* Given exercise *
Exclude the pictures and reproduce the remaining data exactly as written.

● ● ● ● ● ● ●

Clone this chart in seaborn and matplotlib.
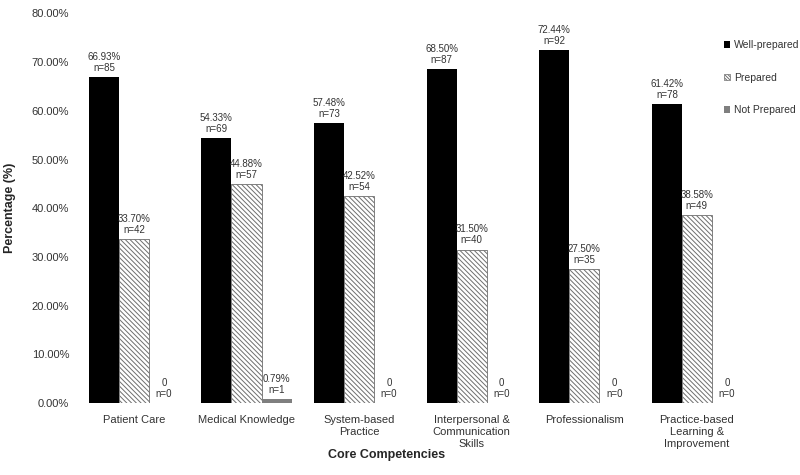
import matplotlib
matplotlib.use("Agg")
import matplotlib.pyplot as plt
import seaborn as sns
import pandas as pd
from matplotlib.patches import Patch

categories = ["Patient Care", "Medical Knowledge", "System-based\nPractice",
              "Interpersonal &\nCommunication\nSkills", "Professionalism",
              "Practice-based\nLearning &\nImprovement"]
series = ["Well-prepared", "Prepared", "Not Prepared"]
well_pct = [66.93, 54.33, 57.48, 68.50, 72.44, 61.42]
well_n = [85, 69, 73, 87, 92, 78]
prep_pct = [33.70, 44.88, 42.52, 31.50, 27.50, 38.58]
prep_n = [42, 57, 54, 40, 35, 49]
notp_pct = [0, 0.79, 0, 0, 0, 0]
notp_n = [0, 1, 0, 0, 0, 0]
yticks = [0, 10, 20, 30, 40, 50, 60, 70, 80]

sns.set_theme(style="white")
plt.rcParams['font.family'] = ['Liberation Sans', 'DejaVu Sans']
plt.rcParams['hatch.linewidth'] = 0.7

HATCH = "\\" * 7

rows = []
for s, pcts in zip(series, [well_pct, prep_pct, notp_pct]):
    for c, p in zip(categories, pcts):
        rows.append({"Category": c, "Series": s, "Pct": p})
df = pd.DataFrame(rows)

fig = plt.figure(figsize=(8, 4.75), dpi=100)
ax = fig.add_axes([0.097, 0.1516, 0.8445, 0.82])

palette = {"Well-prepared": "#000000", "Prepared": "#ffffff", "Not Prepared": "#7f7f7f"}
sns.barplot(data=df, x="Category", y="Pct", hue="Series", hue_order=series,
            order=categories, palette=palette, width=0.8, ax=ax,
            edgecolor="none", linewidth=0, legend=False, saturation=1)

conts = ax.containers
for p in conts[1]:
    p.set_edgecolor("#6e6e6e")
    p.set_hatch(HATCH)
    p.set_linewidth(0.6)

def fmt(p, n):
    if p == 0:
        return f"0\nn={n}"
    return f"{p:.2f}%\nn={n}"

for cont, pcts, ns in zip(conts, [well_pct, prep_pct, notp_pct], [well_n, prep_n, notp_n]):
    labels = [fmt(p, n) for p, n in zip(pcts, ns)]
    ax.bar_label(cont, labels=labels, padding=3, fontsize=7, color="#333333",
                 linespacing=1.15)

ax.set_ylim(0, 80)
ax.set_yticks(yticks)
ax.set_yticklabels([f"{v:.2f}%" for v in yticks], fontsize=8, color="#333333")
ax.tick_params(axis='x', labelsize=8, colors="#333333", length=0, pad=9)
ax.tick_params(axis='y', length=0, pad=6)
ax.set_xlim(-0.5, 5.5)
for side in ["top", "right", "left", "bottom"]:
    ax.spines[side].set_visible(False)

ax.set_ylabel("Percentage (%)", fontsize=9, fontweight="bold")
ax.yaxis.set_label_coords(-0.091, 0.5)
ax.set_xlabel("Core Competencies", fontsize=9, fontweight="bold")
ax.xaxis.set_label_coords(0.458, -0.1335)
ax.xaxis.label.set_va("center")

handles = [Patch(facecolor="#000000", edgecolor="none"),
           Patch(facecolor="#ffffff", edgecolor="#6e6e6e", hatch="\\" * 10, linewidth=0.5),
           Patch(facecolor="#7f7f7f", edgecolor="none")]
fig.legend(handles, series, loc="upper left", bbox_to_anchor=(0.893, 0.935),
           frameon=False, fontsize=7.5, handlelength=0.6, handleheight=0.6,
           handletextpad=0.35, labelspacing=2.15, labelcolor="#333333")

fig.savefig("out.png", dpi=100)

● ● ● ● ● ● ●

* Complete output *
Clone this chart in seaborn and matplotlib.
import matplotlib
matplotlib.use("Agg")
import matplotlib.pyplot as plt
import seaborn as sns
import pandas as pd
from matplotlib.patches import Patch

categories = ["Patient Care", "Medical Knowledge", "System-based\nPractice",
              "Interpersonal &\nCommunication\nSkills", "Professionalism",
              "Practice-based\nLearning &\nImprovement"]
series = ["Well-prepared", "Prepared", "Not Prepared"]
well_pct = [66.93, 54.33, 57.48, 68.50, 72.44, 61.42]
well_n = [85, 69, 73, 87, 92, 78]
prep_pct = [33.70, 44.88, 42.52, 31.50, 27.50, 38.58]
prep_n = [42, 57, 54, 40, 35, 49]
notp_pct = [0, 0.79, 0, 0, 0, 0]
notp_n = [0, 1, 0, 0, 0, 0]
yticks = [0, 10, 20, 30, 40, 50, 60, 70, 80]

sns.set_theme(style="white")
plt.rcParams['font.family'] = ['Liberation Sans', 'DejaVu Sans']
plt.rcParams['hatch.linewidth'] = 0.7

HATCH = "\\" * 7

rows = []
for s, pcts in zip(series, [well_pct, prep_pct, notp_pct]):
    for c, p in zip(categories, pcts):
        rows.append({"Category": c, "Series": s, "Pct": p})
df = pd.DataFrame(rows)

fig = plt.figure(figsize=(8, 4.75), dpi=100)
ax = fig.add_axes([0.097, 0.1516, 0.8445, 0.82])

palette = {"Well-prepared": "#000000", "Prepared": "#ffffff", "Not Prepared": "#7f7f7f"}
sns.barplot(data=df, x="Category", y="Pct", hue="Series", hue_order=series,
            order=categories, palette=palette, width=0.8, ax=ax,
            edgecolor="none", linewidth=0, legend=False, saturation=1)

conts = ax.containers
for p in conts[1]:
    p.set_edgecolor("#6e6e6e")
    p.set_hatch(HATCH)
    p.set_linewidth(0.6)

def fmt(p, n):
    if p == 0:
        return f"0\nn={n}"
    return f"{p:.2f}%\nn={n}"

for cont, pcts, ns in zip(conts, [well_pct, prep_pct, notp_pct], [well_n, prep_n, notp_n]):
    labels = [fmt(p, n) for p, n in zip(pcts, ns)]
    ax.bar_label(cont, labels=labels, padding=3, fontsize=7, color="#333333",
                 linespacing=1.15)

ax.set_ylim(0, 80)
ax.set_yticks(yticks)
ax.set_yticklabels([f"{v:.2f}%" for v in yticks], fontsize=8, color="#333333")
ax.tick_params(axis='x', labelsize=8, colors="#333333", length=0, pad=9)
ax.tick_params(axis='y', length=0, pad=6)
ax.set_xlim(-0.5, 5.5)
for side in ["top", "right", "left", "bottom"]:
    ax.spines[side].set_visible(False)

ax.set_ylabel("Percentage (%)", fontsize=9, fontweight="bold")
ax.yaxis.set_label_coords(-0.091, 0.5)
ax.set_xlabel("Core Competencies", fontsize=9, fontweight="bold")
ax.xaxis.set_label_coords(0.458, -0.1335)
ax.xaxis.label.set_va("center")

handles = [Patch(facecolor="#000000", edgecolor="none"),
           Patch(facecolor="#ffffff", edgecolor="#6e6e6e", hatch="\\" * 10, linewidth=0.5),
           Patch(facecolor="#7f7f7f", edgecolor="none")]
fig.legend(handles, series, loc="upper left", bbox_to_anchor=(0.893, 0.935),
           frameon=False, fontsize=7.5, handlelength=0.6, handleheight=0.6,
           handletextpad=0.35, labelspacing=2.15, labelcolor="#333333")

fig.savefig("out.png", dpi=100)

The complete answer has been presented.